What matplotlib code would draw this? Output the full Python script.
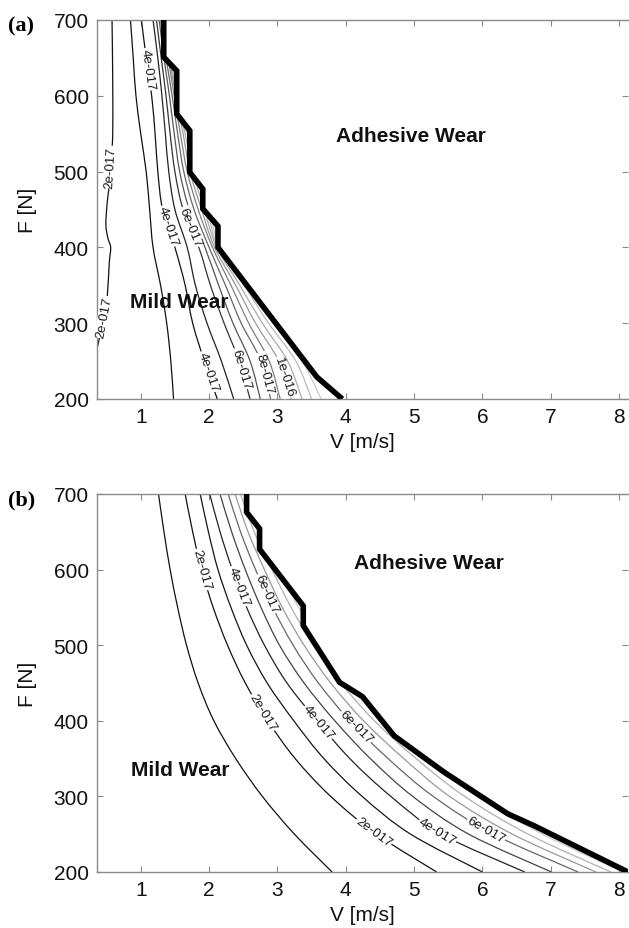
import numpy as np
import matplotlib
matplotlib.use('Agg')
import matplotlib.pyplot as plt
from matplotlib.patches import Polygon, PathPatch
from matplotlib.path import Path

plt.rcParams['font.family'] = ['Liberation Sans', 'DejaVu Sans']

# ---------------- data: panel (a) ----------------
a_F = [700, 650, 600, 550, 500, 450, 400, 350, 300, 250, 200]
a_2e_F = [700, 620, 550, 520, 490, 460, 430, 412, 400, 380, 335, 310, 290, 266]
a_2e_V = [0.58, 0.59, 0.59, 0.57, 0.55, 0.51, 0.49, 0.52, 0.56, 0.54, 0.51, 0.47, 0.42, 0.36]
a_3e_V = [0.85, 0.89, 0.93, 1.00, 1.08, 1.13, 1.18, 1.29, 1.38, 1.44, 1.48]
a_4e_V = [1.01, 1.08, 1.16, 1.21, 1.25, 1.32, 1.50, 1.65, 1.76, 1.93, 2.12]
a_5e_V = [1.18, 1.25, 1.31, 1.36, 1.41, 1.50, 1.68, 1.80, 1.97, 2.18, 2.36]
a_6e_V = [1.23, 1.30, 1.37, 1.43, 1.50, 1.62, 1.85, 2.02, 2.22, 2.44, 2.60]
a_7e_V = [1.27, 1.34, 1.42, 1.49, 1.57, 1.71, 1.94, 2.14, 2.35, 2.60, 2.75]
a_8e_V = [1.29, 1.37, 1.46, 1.54, 1.63, 1.78, 2.00, 2.24, 2.47, 2.76, 2.90]
a_9e_V = [1.31, 1.40, 1.49, 1.58, 1.68, 1.84, 2.05, 2.32, 2.58, 2.88, 3.04]
a_10e_V = [1.32, 1.42, 1.51, 1.62, 1.72, 1.89, 2.08, 2.39, 2.68, 3.02, 3.20]
a_11e_V = [1.33, 1.44, 1.52, 1.65, 1.76, 1.93, 2.11, 2.45, 2.78, 3.15, 3.36]
a_12e_V = [1.34, 1.46, 1.53, 1.68, 1.80, 1.97, 2.13, 2.51, 2.87, 3.27, 3.50]
a_13e_V = [1.35, 1.48, 1.55, 1.70, 1.84, 2.00, 2.16, 2.56, 2.94, 3.36, 3.64]
a_bnd_V = [1.337, 1.337, 1.527, 1.527, 1.718, 1.718, 1.908, 1.908, 2.13, 2.13, 3.577, 3.95]
a_bnd_F = [700, 651, 633, 576, 554, 499, 477, 451, 428, 400, 229, 200]

# ---------------- data: panel (b) ----------------
b_F = [700, 650, 600, 550, 500, 450, 400, 350, 300, 250, 200]
b_1e_V = [1.26, 1.34, 1.43, 1.54, 1.67, 1.84, 2.07, 2.39, 2.78, 3.25, 3.80]
b_2e_V = [1.65, 1.76, 1.89, 2.06, 2.27, 2.53, 2.86, 3.26, 3.78, 4.45, 5.33]
b_3e_V = [1.87, 1.99, 2.13, 2.32, 2.55, 2.85, 3.24, 3.68, 4.24, 4.95, 6.00]
b_4e_V = [2.01, 2.16, 2.34, 2.55, 2.81, 3.14, 3.58, 4.06, 4.66, 5.40, 6.62]
b_5e_V = [2.16, 2.33, 2.53, 2.76, 3.03, 3.39, 3.84, 4.36, 4.98, 5.80, 7.01]
b_6e_V = [2.28, 2.46, 2.68, 2.93, 3.23, 3.60, 4.06, 4.62, 5.28, 6.16, 7.40]
b_7e_V = [2.38, 2.57, 2.81, 3.07, 3.39, 3.78, 4.26, 4.85, 5.52, 6.44, 7.66]
b_8e_V = [2.46, 2.66, 2.92, 3.20, 3.53, 3.93, 4.42, 5.03, 5.74, 6.67, 7.88]
b_9e_V = [2.53, 2.74, 3.02, 3.31, 3.65, 4.07, 4.56, 5.19, 5.92, 6.88, 8.06]
b_bnd_V = [2.549, 2.549, 2.739, 2.739, 3.378, 3.378, 3.908, 4.244, 4.71, 5.44, 6.37, 6.76, 8.13]
b_bnd_F = [700, 676, 654, 627, 552, 526, 451, 432, 380, 332, 277, 261, 200]

x_ticks = [1, 2, 3, 4, 5, 6, 7, 8]
y_ticks = [200, 300, 400, 500, 600, 700]

# label text, line key, F position of label
a_labels = [('2e-017', '2e', 506), ('2e-017', '2e', 308),
            ('4e-017', '4e', 635), ('4e-017', '4e', 428), ('4e-017', '4e', 236),
            ('6e-017', '6e', 427), ('6e-017', '6e', 240),
            ('8e-017', '8e', 234), ('1e-016', '10e', 229)]
b_labels = [('2e-017', '2e', 600), ('2e-017', '2e', 411), ('2e-017', '2e', 253),
            ('4e-017', '4e', 578), ('4e-017', '4e', 398), ('4e-017', '4e', 254),
            ('6e-017', '6e', 568), ('6e-017', '6e', 392), ('6e-017', '6e', 256)]

a_lines = {'2e': (a_2e_V, a_2e_F), '3e': (a_3e_V, a_F), '4e': (a_4e_V, a_F),
           '5e': (a_5e_V, a_F), '6e': (a_6e_V, a_F), '7e': (a_7e_V, a_F),
           '8e': (a_8e_V, a_F), '9e': (a_9e_V, a_F), '10e': (a_10e_V, a_F),
           '11e': (a_11e_V, a_F), '12e': (a_12e_V, a_F), '13e': (a_13e_V, a_F)}
a_colors = {'2e': '#111111', '3e': '#111111', '4e': '#111111', '5e': '#222222',
            '6e': '#333333', '7e': '#555555', '8e': '#666666', '9e': '#808080',
            '10e': '#999999', '11e': '#aaaaaa', '12e': '#bbbbbb', '13e': '#c8c8c8'}
b_lines = {'1e': (b_1e_V, b_F), '2e': (b_2e_V, b_F), '3e': (b_3e_V, b_F),
           '4e': (b_4e_V, b_F), '5e': (b_5e_V, b_F), '6e': (b_6e_V, b_F),
           '7e': (b_7e_V, b_F), '8e': (b_8e_V, b_F), '9e': (b_9e_V, b_F)}
b_colors = {'1e': '#111111', '2e': '#111111', '3e': '#151515', '4e': '#222222',
            '5e': '#444444', '6e': '#666666', '7e': '#999999', '8e': '#b0b0b0',
            '9e': '#c8c8c8'}

XLIM = (0.36, 8.13)
YLIM = (200, 700)
SPINE = '#8a8a8a'

fig = plt.figure(figsize=(6.29, 9.29), dpi=100)
ax_a = fig.add_axes([97 / 629, 1 - 400 / 929, 531 / 629, 379 / 929])
ax_b = fig.add_axes([97 / 629, 1 - 873 / 929, 531 / 629, 378 / 929])


def style(ax):
    ax.set_xlim(*XLIM)
    ax.set_ylim(*YLIM)
    ax.set_xticks(x_ticks)
    ax.set_yticks(y_ticks)
    for s in ['left', 'bottom', 'top']:
        ax.spines[s].set_color(SPINE)
        ax.spines[s].set_linewidth(1.0)
    ax.spines['right'].set_visible(False)
    ax.tick_params(direction='in', length=4, width=0.8, color=SPINE,
                   top=True, right=True, labelsize=15, pad=6, labelcolor='#111111')
    ax.set_xlabel('V [m/s]', fontsize=15, labelpad=4, color='#111111')
    ax.set_ylabel('F [N]', fontsize=15, labelpad=12, color='#111111')


def smooth_path(V, F):
    """Catmull-Rom curve through the given points, drawn as cubic Bezier segments."""
    P = np.column_stack([np.asarray(V, float), np.asarray(F, float)])
    n = len(P)
    verts = [P[0]]
    codes = [Path.MOVETO]
    for i in range(n - 1):
        p0 = P[i - 1] if i > 0 else P[i]
        p1 = P[i]
        p2 = P[i + 1]
        p3 = P[i + 2] if i + 2 < n else P[i + 1]
        c1 = p1 + (p2 - p0) / 6.0
        c2 = p2 - (p3 - p1) / 6.0
        verts += [c1, c2, p2]
        codes += [Path.CURVE4] * 3
    return Path(verts, codes)


def draw(ax, lines, colors, bndV, bndF, labels):
    verts = list(zip(bndV, bndF)) + [(bndV[-1], 100), (-1, 100), (-1, 800), (bndV[0], 800)]
    poly = Polygon(verts, closed=True, transform=ax.transData)
    for key, (V, F) in lines.items():
        patch = PathPatch(smooth_path(V, F), fc='none', ec=colors[key], lw=0.9, zorder=2)
        ax.add_patch(patch)
        patch.set_clip_path(poly)
    ax.plot(bndV, bndF, color='black', lw=4.0, zorder=5,
            solid_joinstyle='miter', solid_capstyle='butt')
    for text, key, f in labels:
        V, F = lines[key]
        Vr = np.asarray(V, float)[::-1]
        Fr = np.asarray(F, float)[::-1]
        v = np.interp(f, Fr, Vr)
        v1 = np.interp(f + 12, Fr, Vr)
        v2 = np.interp(f - 12, Fr, Vr)
        p1 = ax.transData.transform((v1, f + 12))
        p2 = ax.transData.transform((v2, f - 12))
        ang = np.degrees(np.arctan2(p2[1] - p1[1], p2[0] - p1[0]))
        if ang > 90:
            ang -= 180
        if ang <= -90:
            ang += 180
        ax.text(v, f, text, rotation=ang, rotation_mode='anchor', ha='center',
                va='center', fontsize=9.5, color='#1a1a1a', zorder=4,
                bbox=dict(boxstyle='square,pad=0.05', fc='white', ec='none'))


style(ax_a)
style(ax_b)
draw(ax_a, a_lines, a_colors, a_bnd_V, a_bnd_F, a_labels)
draw(ax_b, b_lines, b_colors, b_bnd_V, b_bnd_F, b_labels)

ax_a.text(4.95, 547, 'Adhesive Wear', fontsize=15, fontweight='bold',
          ha='center', va='center', color='#111111', zorder=6)
ax_a.text(1.57, 328, 'Mild Wear', fontsize=15, fontweight='bold',
          ha='center', va='center', color='#111111', zorder=6)
ax_b.text(5.21, 609, 'Adhesive Wear', fontsize=15, fontweight='bold',
          ha='center', va='center', color='#111111', zorder=6)
ax_b.text(1.58, 336, 'Mild Wear', fontsize=15, fontweight='bold',
          ha='center', va='center', color='#111111', zorder=6)

fig.text(8 / 629, 1 - 26 / 929, '(a)', fontsize=16, fontweight='bold',
         family=['Liberation Serif', 'DejaVu Serif'], ha='left', va='center')
fig.text(8 / 629, 1 - 500 / 929, '(b)', fontsize=16, fontweight='bold',
         family=['Liberation Serif', 'DejaVu Serif'], ha='left', va='center')

fig.savefig('out.png', dpi=100)
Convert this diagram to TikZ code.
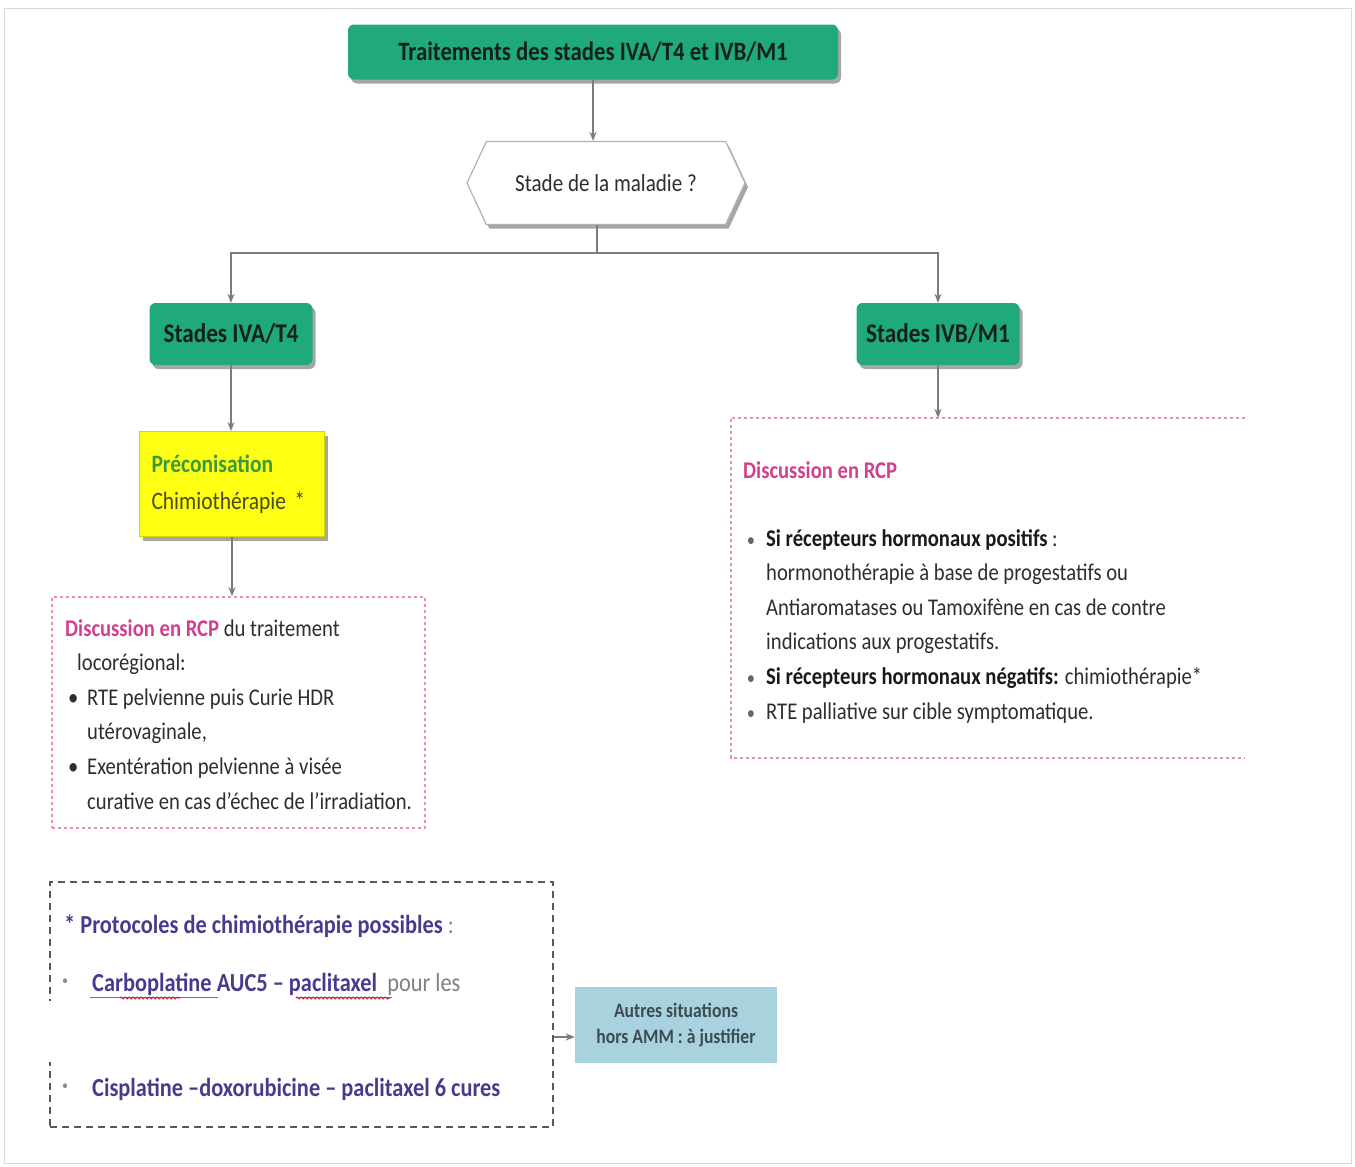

#####

(Set task):
Skip the pictures and restate exactly the lines from the beginning of the listing to the line with "400, 229, 200]", that line included.

(Result for this exercise):
What matplotlib code would draw this? Output the full Python script.
import numpy as np
import matplotlib
matplotlib.use('Agg')
import matplotlib.pyplot as plt
from matplotlib.patches import Polygon, PathPatch
from matplotlib.path import Path

plt.rcParams['font.family'] = ['Liberation Sans', 'DejaVu Sans']

# ---------------- data: panel (a) ----------------
a_F = [700, 650, 600, 550, 500, 450, 400, 350, 300, 250, 200]
a_2e_F = [700, 620, 550, 520, 490, 460, 430, 412, 400, 380, 335, 310, 290, 266]
a_2e_V = [0.58, 0.59, 0.59, 0.57, 0.55, 0.51, 0.49, 0.52, 0.56, 0.54, 0.51, 0.47, 0.42, 0.36]
a_3e_V = [0.85, 0.89, 0.93, 1.00, 1.08, 1.13, 1.18, 1.29, 1.38, 1.44, 1.48]
a_4e_V = [1.01, 1.08, 1.16, 1.21, 1.25, 1.32, 1.50, 1.65, 1.76, 1.93, 2.12]
a_5e_V = [1.18, 1.25, 1.31, 1.36, 1.41, 1.50, 1.68, 1.80, 1.97, 2.18, 2.36]
a_6e_V = [1.23, 1.30, 1.37, 1.43, 1.50, 1.62, 1.85, 2.02, 2.22, 2.44, 2.60]
a_7e_V = [1.27, 1.34, 1.42, 1.49, 1.57, 1.71, 1.94, 2.14, 2.35, 2.60, 2.75]
a_8e_V = [1.29, 1.37, 1.46, 1.54, 1.63, 1.78, 2.00, 2.24, 2.47, 2.76, 2.90]
a_9e_V = [1.31, 1.40, 1.49, 1.58, 1.68, 1.84, 2.05, 2.32, 2.58, 2.88, 3.04]
a_10e_V = [1.32, 1.42, 1.51, 1.62, 1.72, 1.89, 2.08, 2.39, 2.68, 3.02, 3.20]
a_11e_V = [1.33, 1.44, 1.52, 1.65, 1.76, 1.93, 2.11, 2.45, 2.78, 3.15, 3.36]
a_12e_V = [1.34, 1.46, 1.53, 1.68, 1.80, 1.97, 2.13, 2.51, 2.87, 3.27, 3.50]
a_13e_V = [1.35, 1.48, 1.55, 1.70, 1.84, 2.00, 2.16, 2.56, 2.94, 3.36, 3.64]
a_bnd_V = [1.337, 1.337, 1.527, 1.527, 1.718, 1.718, 1.908, 1.908, 2.13, 2.13, 3.577, 3.95]
a_bnd_F = [700, 651, 633, 576, 554, 499, 477, 451, 428, 400, 229, 200]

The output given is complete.